Ob die Luftfahrtkrise tatsächlich zu einem nachhaltigen Abschwung führt, ist durchaus umstritten. Selbst Airbus-Boss Faury rechnet bereits für 2022 mit einem Wiederanspringen der Nachfrage. Bei Flugpauschalreisen ins europäische Ausland steige die Zahl der Buchungen schon wieder kräftig, meldete am Donnerstag der Reiseverband DRV.

Europa steht ohnehin für kaum ein Drittel des Airbus-Umsatzes. Im lu-krativen Geschäft mit Geschäftsreisenden ruhen die Hoffnungen Faurys auf den aufstrebenden Volkswirtschaften im Mittleren Osten und in Südostasien. In China produziert Airbus seit 2008. In seiner globalen, vor Corona erstellten Marktprognose geht der Konzern davon aus, dass allein die Volksrepublik in den kommenden 20 Jahren rund 7560 neue Flugzeuge benötigen wird. Der langfristige Wachstumstrend in der Luftfahrt dürfte also intakt bleiben.

Die IG Metall warnt davor, in der Coronakrise die Zukunft des Unternehmens zu verspielen. »Gerade dann, wenn es wieder losgeht, brauchen wir Fachkräfte, um den Neustart anzugehen.« Gewerkschaften und norddeutsche Regierungspolitiker schlagen daher eine verlängerte Kurzarbeiterregelung vor. Danach könnte notfalls eine kollektive Arbeitszeitverkürzung folgen, ergänzt der Betriebsrat.

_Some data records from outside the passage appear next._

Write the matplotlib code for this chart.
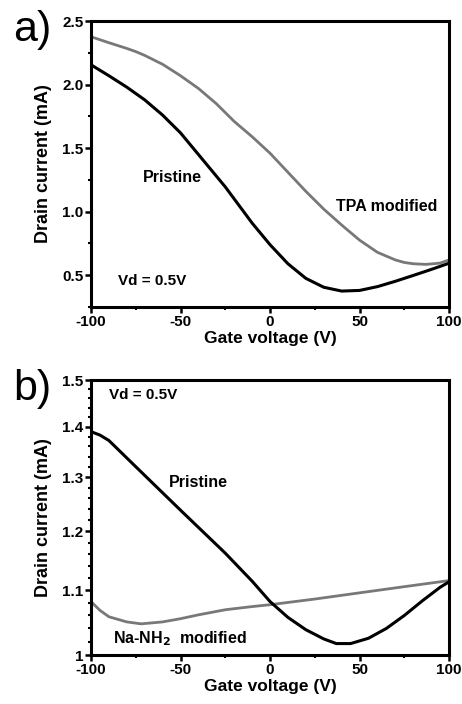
import matplotlib.pyplot as plt
from matplotlib.ticker import FixedLocator, MultipleLocator, NullFormatter
import numpy as np

plt.rcParams['font.family'] = ['Liberation Sans', 'DejaVu Sans']
plt.rcParams['font.weight'] = 'bold'
plt.rcParams['axes.unicode_minus'] = False

# panel a) data
va = [-100, -90, -80, -75, -70, -60, -50, -40, -30, -25, -20, -10, 0, 10, 20, 30, 40, 50, 60, 70, 80, 90, 100]
pristine_a = [2.156, 2.07, 1.98, 1.93, 1.88, 1.76, 1.62, 1.45, 1.28, 1.195, 1.10, 0.91, 0.74, 0.59,
              0.475, 0.405, 0.375, 0.38, 0.41, 0.452, 0.498, 0.545, 0.594]
vt = [-100, -90, -80, -75, -70, -60, -50, -40, -30, -25, -20, -10, 0, 10, 20, 25, 30, 40, 50, 60, 70, 75, 80, 87, 95, 100]
tpa_a = [2.377, 2.33, 2.285, 2.26, 2.23, 2.16, 2.07, 1.97, 1.85, 1.78, 1.71, 1.59, 1.46, 1.31, 1.16,
         1.09, 1.02, 0.895, 0.776, 0.68, 0.62, 0.60, 0.59, 0.585, 0.595, 0.62]

# panel b) data
vb = [-100, -95, -90, -75, -50, -25, -10, 0, 10, 20, 30, 37, 45, 55, 65, 75, 85, 95, 100]
pristine_b = [1.390, 1.383, 1.372, 1.320, 1.238, 1.162, 1.115, 1.082, 1.057, 1.038, 1.024, 1.017, 1.017,
              1.025, 1.040, 1.060, 1.083, 1.105, 1.114]
vn = [-100, -95, -90, -80, -72, -60, -50, -40, -25, -10, 0, 25, 50, 75, 100]
nanh2_b = [1.082, 1.068, 1.058, 1.050, 1.047, 1.050, 1.055, 1.061, 1.069, 1.074, 1.077, 1.086, 1.096, 1.106, 1.116]

gray = '#787878'
fig = plt.figure(figsize=(4.62, 7.04), dpi=100)

def style(ax):
    for s in ax.spines.values():
        s.set_linewidth(2.2)
    ax.tick_params(which='major', length=4, width=1.8, labelsize=11, pad=1.5)
    ax.tick_params(which='minor', length=2.5, width=1.5)
    ax.set_xlim(-100, 100)
    ax.xaxis.set_major_locator(MultipleLocator(50))
    ax.xaxis.set_minor_locator(MultipleLocator(25))
    ax.set_xlabel('Gate voltage (V)', fontsize=12.5, fontweight='bold', labelpad=1.5)
    ax.set_ylabel('Drain current (mA)', fontsize=13, fontweight='bold', labelpad=7)

# a)
ax1 = fig.add_axes([0.197, 0.564, 0.775, 0.406])
ax1.plot(vt, tpa_a, color=gray, lw=2)
ax1.plot(va, pristine_a, color='black', lw=2.2)
ax1.set_ylim(0.25, 2.5)
ax1.yaxis.set_major_locator(FixedLocator([0.5, 1.0, 1.5, 2.0, 2.5]))
ax1.yaxis.set_minor_locator(MultipleLocator(0.25))
style(ax1)
ax1.text(-54.7, 1.27, 'Pristine', fontsize=11.5, ha='center', va='center')
ax1.text(65.4, 1.04, 'TPA modified', fontsize=11.5, ha='center', va='center')
ax1.text(-66, 0.453, 'Vd = 0.5V', fontsize=11, ha='center', va='center')
fig.text(0.028, 0.957, 'a)', fontsize=31, fontweight='normal', va='center')

# b)
ax2 = fig.add_axes([0.197, 0.0696, 0.775, 0.3906])
ax2.plot(vn, nanh2_b, color=gray, lw=2)
ax2.plot(vb, pristine_b, color='black', lw=2.2)
ax2.set_yscale('log')
ax2.set_ylim(1.0, 1.5)
ax2.yaxis.set_major_locator(FixedLocator([1.0, 1.1, 1.2, 1.3, 1.4, 1.5]))
ax2.yaxis.set_minor_locator(FixedLocator(np.arange(1.0, 1.5, 0.02)))
ax2.yaxis.set_minor_formatter(NullFormatter())
ax2.set_yticklabels(['1', '1.1', '1.2', '1.3', '1.4', '1.5'])
style(ax2)
ax2.text(-71, 1.467, 'Vd = 0.5V', fontsize=11, ha='center', va='center')
ax2.text(-40, 1.289, 'Pristine', fontsize=11.5, ha='center', va='center')
ax2.text(-50.3, 1.025, 'Na-NH$_\\mathbf{2}$  modified', fontsize=11.5, ha='center', va='center')
fig.text(0.028, 0.447, 'b)', fontsize=31, fontweight='normal', va='center')

fig.savefig('out.png', dpi=100)
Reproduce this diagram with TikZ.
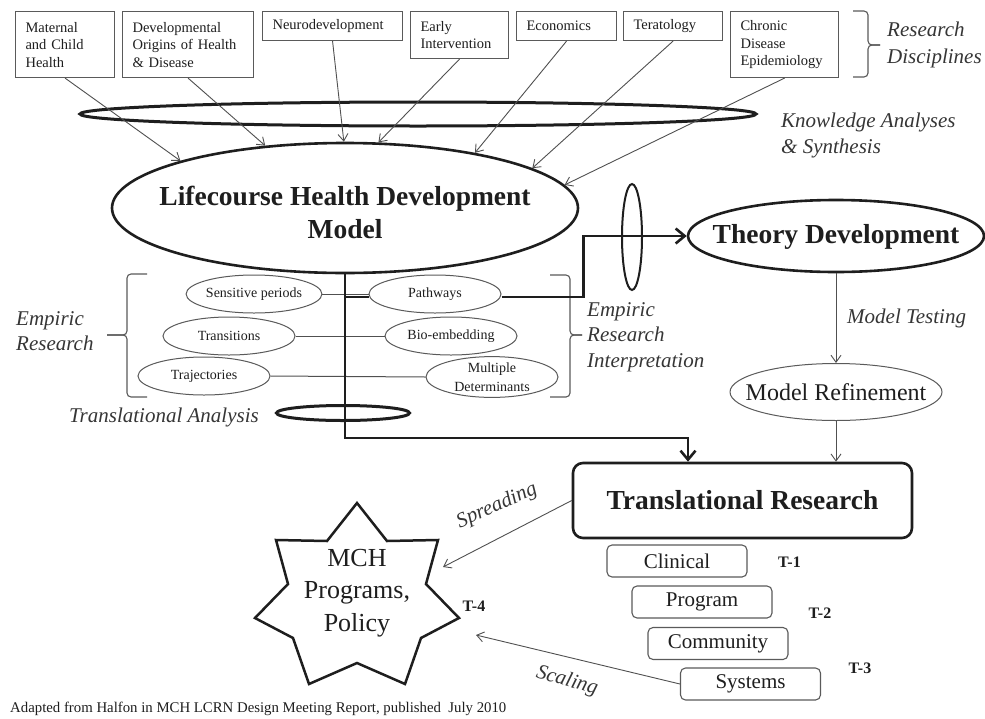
\documentclass[tikz,border=0pt]{standalone}
\usepackage{fontspec}
\setmainfont{Liberation Serif}
\usetikzlibrary{shapes.geometric, arrows.meta, calc}

\definecolor{ink}{HTML}{1E1E1E}
\definecolor{boxgray}{HTML}{5A5A5A}
\definecolor{linegray}{HTML}{505050}
\definecolor{labelgray}{HTML}{363636}

\begin{document}
\begin{tikzpicture}[x=1pt, y=-1pt,
  every node/.style={text=ink},
  discbox/.style={draw=boxgray, line width=1.1pt, anchor=north west, align=left,
    inner xsep=10pt, inner ysep=2pt, font=\fontsize{14.5}{17.5}\selectfont},
  ring/.style={ellipse, draw=ink, line width=2.6pt, inner sep=0pt},
  factor/.style={ellipse, draw=boxgray, line width=1pt, inner sep=0pt,
    minimum width=132pt, minimum height=38pt, align=center,
    font=\fontsize{14}{19}\selectfont},
  tag/.style={font=\fontsize{21}{26}\selectfont\itshape, text=labelgray,
    align=left, anchor=west, inner sep=0pt},
  title/.style={font=\bfseries\fontsize{27.5}{34}\selectfont, align=center, inner sep=0pt},
  feed/.style={draw=linegray, line width=0.9pt, -{Straight Barb[length=7pt,width=10pt]}},
  link/.style={draw=linegray, line width=1pt},
  trunk/.style={draw=ink, line width=2.6pt},
  trunkarrow/.style={trunk, -{Straight Barb[length=9pt,width=15pt]}},
  level/.style={draw=boxgray, line width=1.1pt, rounded corners=5pt,
    minimum width=140pt, minimum height=32pt, inner sep=0pt,
    font=\fontsize{21}{24}\selectfont},
  tier/.style={font=\bfseries\fontsize{16}{18}\selectfont, inner sep=0pt},
  bracket/.style={draw=boxgray, line width=1.1pt, rounded corners=4pt}
]
\useasboundingbox (0,0) rectangle (985,718);
\fill[white] (0,0) rectangle (985,718);

% research disciplines
\node[discbox, text width=79pt,  minimum height=66pt] (mch1) at (15,11)  {Maternal\\and Child\\Health};
\node[discbox, text width=111pt, minimum height=66pt] (doh)  at (122,11) {Developmental\\Origins of Health\\\& Disease};
\node[discbox, text width=120pt, minimum height=29pt] (neu)  at (262,11) {Neurodevelopment};
\node[discbox, text width=78pt,  minimum height=47pt] (ei)   at (410,11) {Early\\Intervention};
\node[discbox, text width=80pt,  minimum height=29pt] (eco)  at (516,11) {Economics};
\node[discbox, text width=79pt,  minimum height=29pt] (ter)  at (623,11) {Teratology};
\node[discbox, text width=88pt,  minimum height=66pt] (cde)  at (730,11) {Chronic\\Disease\\Epidemiology};

\draw[bracket] (853,11) -- (868,11) -- (868,45) -- (880,45);
\draw[bracket] (853,77) -- (868,77) -- (868,45) -- (880,45);
\node[tag, font=\fontsize{21}{27}\selectfont\itshape] (rd) at (887,45) {Research\\Disciplines};

% knowledge synthesis lens and the model
\node[ring, line width=3pt, minimum width=676pt, minimum height=24pt] (kas) at (418,114) {};
\node[tag] (kal) at (781,135) {Knowledge Analyses\\\& Synthesis};

\node[ring, minimum width=466pt, minimum height=130pt] (lhd) at (345,208) {};
\node[title] (lhdtext) at (345,212) {Lifecourse Health Development\\[-1pt]Model};

\draw[feed] (mch1.south) -- (lhd.164);
\draw[feed] (doh.south)  -- (lhd.142);
\draw[feed] (neu.south)  -- (lhd.91);
\draw[feed] (ei.south)   -- (lhd.63);
\draw[feed] (eco.south)  -- (lhd.23);
\draw[feed] (ter.south)  -- (lhd.12);
\draw[feed] (cde.south)  -- (lhd.6);

% empiric research factors
\node[factor] (sp) at (254,294) {Sensitive periods};
\node[factor] (pw) at (435,294) {Pathways};
\node[factor] (tn) at (229,336) {Transitions};
\node[factor] (be) at (451,336) {Bio-embedding};
\node[factor] (tj) at (204,376) {Trajectories};
\node[factor, minimum height=40pt] (md) at (492,377) {Multiple\\Determinants};

\draw[link] (sp.east) -- (pw.west);
\draw[link] (tn.east) -- (be.west);
\draw[link] (tj.east) -- (md.west);

\draw[bracket] (147,274) -- (127,274) -- (127,335) -- (107,335);
\draw[bracket] (147,397) -- (127,397) -- (127,335) -- (107,335);
\node[tag, font=\fontsize{21}{25}\selectfont\itshape] (er) at (16,331) {Empiric\\Research};

\draw[bracket] (550,275) -- (570,275) -- (570,335) -- (582,335);
\draw[bracket] (550,397) -- (570,397) -- (570,335) -- (582,335);
\node[tag, font=\fontsize{21}{25.5}\selectfont\itshape] (eri) at (587,337) {Empiric\\Research\\Interpretation};

% theory branch
\node[ring, line width=2pt, minimum width=20pt, minimum height=106pt] (lens) at (632,237) {};
\node[ring, minimum width=296pt, minimum height=72pt] (td) at (836,236) {};
\node[title] (tdtext) at (836,237) {Theory Development};

\coordinate (pwjoin) at ($(lhd.south |- pw.west)+(0,3)$);
\draw[trunk] (pwjoin) -- ($(pw.west)+(0,3)$);
\draw[trunkarrow] ($(pw.east)+(0,3)$) -- ++(82,0) |- (td.west);

\node[ellipse, draw=boxgray, line width=1pt, minimum width=212pt, minimum height=57pt,
  inner sep=0pt] (mr) at (836,392) {};
\node[font=\fontsize{24}{26}\selectfont, inner sep=0pt] (mrtext) at (836,392) {Model Refinement};
\draw[feed] (td.south) -- (mr.north);
\node[tag] (mt) at (847,318) {Model Testing};

% translational branch
\node[ring, line width=3pt, minimum width=133pt, minimum height=15pt] (tal) at (343,413) {};
\node[tag] (tan) at (69,417) {Translational Analysis};

\node[draw=ink, line width=2.6pt, rounded corners=10pt, minimum width=339pt,
  minimum height=75pt, inner sep=0pt, title] (tr) at (742.5,500.5) {Translational Research};

\coordinate (elbow) at (688,438);
\draw[trunkarrow] (lhd.south) -- (lhd.south |- elbow) -- (elbow) -- (elbow |- tr.north);
\draw[feed] (mr.south) -- (mr.south |- tr.north);

\node[level] (cli) at (677,561)   {Clinical};
\node[level] (prg) at (702,602)   {Program};
\node[level] (com) at (718,643.5) {Community};
\node[level] (sys) at (750.5,684) {Systems};

\node[tier] (t1) at (789.5,562) {T-1};
\node[tier] (t2) at (820,613)   {T-2};
\node[tier] (t3) at (860,668)   {T-3};

% programs and policy: seven-pointed star
\node[circle, minimum size=150pt, inner sep=0pt] (mch) at (357,600) {};
\draw[ink, line width=2.5pt, line join=miter, shift={(mch.center)}]
  (0,-97) -- (30,-59) -- (81,-60) -- (69,-16) -- (102,18) -- (64,38) -- (48,84)
  -- (0,63) -- (-48,84) -- (-64,38) -- (-102,18) -- (-69,-16) -- (-81,-60)
  -- (-30,-59) -- cycle;
\node[align=center, font=\fontsize{26}{32.5}\selectfont] (mchtext) at (357,593)
  {MCH\\Programs,\\Policy};
\node[tier] (t4) at (474,606) {T-4};

\coordinate (spreadEnd) at (443,567);
\coordinate (scaleEnd) at (476,635);
\draw[feed] (tr.west) -- (spreadEnd);
\draw[feed] (sys.west) -- (scaleEnd);
\node[tag, anchor=center, rotate=24] (spr) at (497,506) {Spreading};
\node[tag, anchor=center, rotate=-16] (scl) at (567,681) {Scaling};

\node[anchor=west, inner sep=0pt, font=\fontsize{14.8}{16}\selectfont] (src) at (10,709)
  {Adapted from Halfon in MCH LCRN Design Meeting Report, published~ July 2010};
\end{tikzpicture}
\end{document}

Die meisten Beschäftigen im Süden Deutschlands arbeiten ohnehin nicht in der Verkehrsflugzeugsparte. Sie stellen Hubschrauber her, arbeiten an Rüstungsprojekten und in der Raumfahrt. Am Mittwoch hat die europäische Raumfahrtbehörde ESA einen mehrere Hundert Millionen Euro schweren Auftrag für Erdbeobachtungssatelliten an Airbus vergeben. Erwartet wird nun, dass EU-Regierungen auch Rüstungsaufträge vorziehen werden.